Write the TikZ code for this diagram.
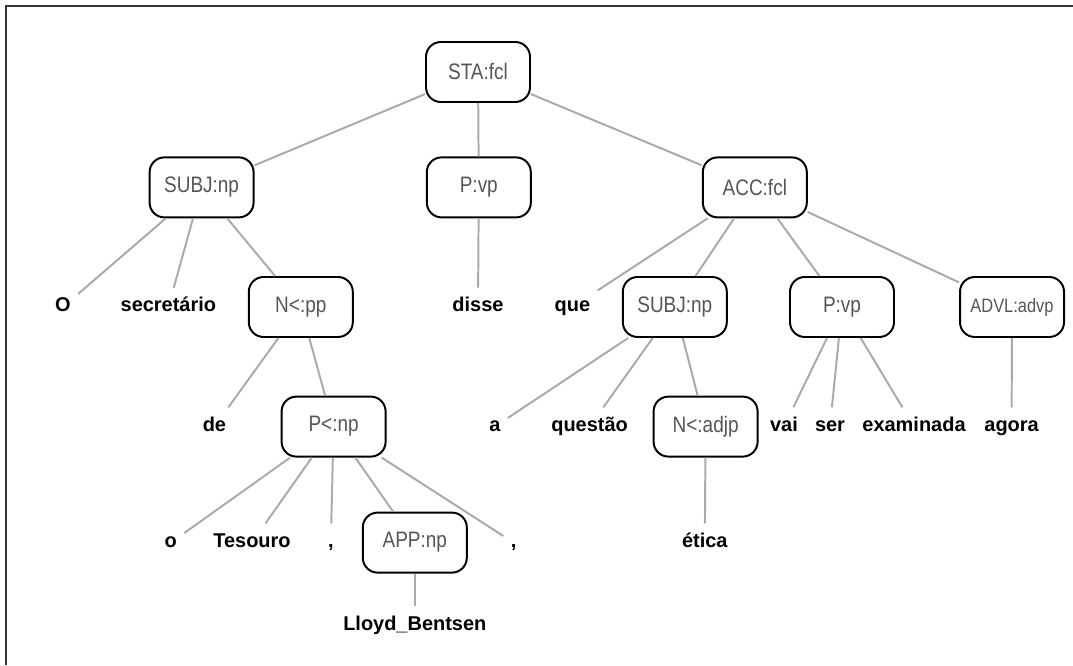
\documentclass[tikz,border=0pt]{standalone}
\usepackage{fontspec}
\setmainfont{Liberation Sans}
\usepackage{tikz}
\usetikzlibrary{positioning}
\usepackage{xcolor}
\definecolor{labelgray}{RGB}{85,85,85}
\definecolor{linegray}{RGB}{170,170,170}
\newcommand{\taglabel}[1]{\scalebox{1}[1.18]{#1}}
\tikzset{
tagbox/.style={draw,rounded corners=0.37cm,line width=1.4pt,minimum width=2.6cm,minimum height=1.5cm,inner sep=2pt,text=labelgray,font=\fontsize{13.5}{16}\selectfont},
word/.style={font=\fontsize{14.2}{17}\selectfont\bfseries,text height=0.35cm,text depth=0.1cm,inner xsep=0.18cm,inner ysep=0.25cm},
branch/.style={draw=linegray,line width=1.4pt}
}

\begin{document}
\begin{tikzpicture}
\useasboundingbox(0,0)rectangle(26.825,16.625);
\draw[line width=0.8pt,black!80](0.15,0)--(0.15,16.475)--(26.825,16.475);% frame

\node[tagbox](sta) at (11.95,14.825) {\taglabel{STA:fcl}};% root

\node[tagbox](subj) at (5.04,11.94) {\taglabel{SUBJ:np}};% first level
\node[tagbox](pvp) at (11.97,11.94) {\taglabel{P:vp}};
\node[tagbox](acc) at (18.87,11.94) {\taglabel{ACC:fcl}};

\node[word](wO) at (1.575,8.95) {O};% second level
\node[word](wsecretario) at (4.21,8.95) {secretário};
\node[tagbox](npp) at (7.52,8.95) {\taglabel{N<:pp}};
\node[word](wdisse) at (11.95,8.95) {disse};
\node[word](wque) at (14.31,8.95) {que};
\node[tagbox](subjb) at (16.87,8.95) {\taglabel{SUBJ:np}};
\node[tagbox](pvpb) at (21.05,8.95) {\taglabel{P:vp}};
\node[tagbox,font=\fontsize{11.7}{14}\selectfont](advl) at (25.3,8.95) {\taglabel{ADVL:advp}};

\node[word](wde) at (5.36,5.96) {de};% third level
\node[tagbox](pnp) at (8.34,5.96) {\taglabel{P<:np}};
\node[word](wa) at (12.37,5.96) {a};
\node[word](wquestao) at (14.74,5.96) {questão};
\node[tagbox](nadjp) at (17.64,5.96) {\taglabel{N<:adjp}};
\node[word](wvai) at (19.6,5.96) {vai};
\node[word](wser) at (20.75,5.96) {ser};
\node[word](wexaminada) at (22.85,5.96) {examinada};
\node[word](wagora) at (25.29,5.96) {agora};

\node[word](wo) at (4.27,3.06) {o};% fourth level
\node[word](wtesouro) at (6.3,3.06) {Tesouro};
\node[word](wcommaa) at (8.27,3.06) {,};
\node[tagbox](app) at (10.37,3.06) {\taglabel{APP:np}};
\node[word](wcommab) at (12.84,3.06) {,};
\node[word](wetica) at (17.62,3.06) {ética};

\node[word](wlloyd) at (10.37,1.0) {Lloyd\_Bentsen};% fifth level

\draw[branch](sta)--(subj);
\draw[branch](sta)--(pvp);
\draw[branch](sta)--(acc);
\draw[branch](subj)--(wO);
\draw[branch](subj)--(wsecretario);
\draw[branch](subj)--(npp);
\draw[branch](pvp)--(wdisse);
\draw[branch](acc)--(wque);
\draw[branch](acc)--(subjb);
\draw[branch](acc)--(pvpb);
\draw[branch](acc)--(advl);
\draw[branch](npp)--(wde);
\draw[branch](npp)--(pnp);
\draw[branch](subjb)--(wa);
\draw[branch](subjb)--(wquestao);
\draw[branch](subjb)--(nadjp);
\draw[branch](pvpb)--(wvai);
\draw[branch](pvpb)--(wser);
\draw[branch](pvpb)--(wexaminada);
\draw[branch](advl)--(wagora);
\draw[branch](pnp)--(wo);
\draw[branch](pnp)--(wtesouro);
\draw[branch](pnp)--(wcommaa);
\draw[branch](pnp)--(app);
\draw[branch](pnp)--(wcommab);
\draw[branch](nadjp)--(wetica);
\draw[branch](app)--(wlloyd);

\end{tikzpicture}
\end{document}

◆ Task to carry out: Every line above should be returned word for word, with the pictures left behind.

◆ Solution for this task:
Write the TikZ code for this diagram.
\documentclass[tikz,border=0pt]{standalone}
\usepackage{fontspec}
\setmainfont{Liberation Sans}
\usepackage{tikz}
\usetikzlibrary{positioning}
\usepackage{xcolor}
\definecolor{labelgray}{RGB}{85,85,85}
\definecolor{linegray}{RGB}{170,170,170}
\newcommand{\taglabel}[1]{\scalebox{1}[1.18]{#1}}
\tikzset{
tagbox/.style={draw,rounded corners=0.37cm,line width=1.4pt,minimum width=2.6cm,minimum height=1.5cm,inner sep=2pt,text=labelgray,font=\fontsize{13.5}{16}\selectfont},
word/.style={font=\fontsize{14.2}{17}\selectfont\bfseries,text height=0.35cm,text depth=0.1cm,inner xsep=0.18cm,inner ysep=0.25cm},
branch/.style={draw=linegray,line width=1.4pt}
}

\begin{document}
\begin{tikzpicture}
\useasboundingbox(0,0)rectangle(26.825,16.625);
\draw[line width=0.8pt,black!80](0.15,0)--(0.15,16.475)--(26.825,16.475);% frame

\node[tagbox](sta) at (11.95,14.825) {\taglabel{STA:fcl}};% root

\node[tagbox](subj) at (5.04,11.94) {\taglabel{SUBJ:np}};% first level
\node[tagbox](pvp) at (11.97,11.94) {\taglabel{P:vp}};
\node[tagbox](acc) at (18.87,11.94) {\taglabel{ACC:fcl}};

\node[word](wO) at (1.575,8.95) {O};% second level
\node[word](wsecretario) at (4.21,8.95) {secretário};
\node[tagbox](npp) at (7.52,8.95) {\taglabel{N<:pp}};
\node[word](wdisse) at (11.95,8.95) {disse};
\node[word](wque) at (14.31,8.95) {que};
\node[tagbox](subjb) at (16.87,8.95) {\taglabel{SUBJ:np}};
\node[tagbox](pvpb) at (21.05,8.95) {\taglabel{P:vp}};
\node[tagbox,font=\fontsize{11.7}{14}\selectfont](advl) at (25.3,8.95) {\taglabel{ADVL:advp}};

\node[word](wde) at (5.36,5.96) {de};% third level
\node[tagbox](pnp) at (8.34,5.96) {\taglabel{P<:np}};
\node[word](wa) at (12.37,5.96) {a};
\node[word](wquestao) at (14.74,5.96) {questão};
\node[tagbox](nadjp) at (17.64,5.96) {\taglabel{N<:adjp}};
\node[word](wvai) at (19.6,5.96) {vai};
\node[word](wser) at (20.75,5.96) {ser};
\node[word](wexaminada) at (22.85,5.96) {examinada};
\node[word](wagora) at (25.29,5.96) {agora};

\node[word](wo) at (4.27,3.06) {o};% fourth level
\node[word](wtesouro) at (6.3,3.06) {Tesouro};
\node[word](wcommaa) at (8.27,3.06) {,};
\node[tagbox](app) at (10.37,3.06) {\taglabel{APP:np}};
\node[word](wcommab) at (12.84,3.06) {,};
\node[word](wetica) at (17.62,3.06) {ética};

\node[word](wlloyd) at (10.37,1.0) {Lloyd\_Bentsen};% fifth level

\draw[branch](sta)--(subj);
\draw[branch](sta)--(pvp);
\draw[branch](sta)--(acc);
\draw[branch](subj)--(wO);
\draw[branch](subj)--(wsecretario);
\draw[branch](subj)--(npp);
\draw[branch](pvp)--(wdisse);
\draw[branch](acc)--(wque);
\draw[branch](acc)--(subjb);
\draw[branch](acc)--(pvpb);
\draw[branch](acc)--(advl);
\draw[branch](npp)--(wde);
\draw[branch](npp)--(pnp);
\draw[branch](subjb)--(wa);
\draw[branch](subjb)--(wquestao);
\draw[branch](subjb)--(nadjp);
\draw[branch](pvpb)--(wvai);
\draw[branch](pvpb)--(wser);
\draw[branch](pvpb)--(wexaminada);
\draw[branch](advl)--(wagora);
\draw[branch](pnp)--(wo);
\draw[branch](pnp)--(wtesouro);
\draw[branch](pnp)--(wcommaa);
\draw[branch](pnp)--(app);
\draw[branch](pnp)--(wcommab);
\draw[branch](nadjp)--(wetica);
\draw[branch](app)--(wlloyd);

\end{tikzpicture}
\end{document}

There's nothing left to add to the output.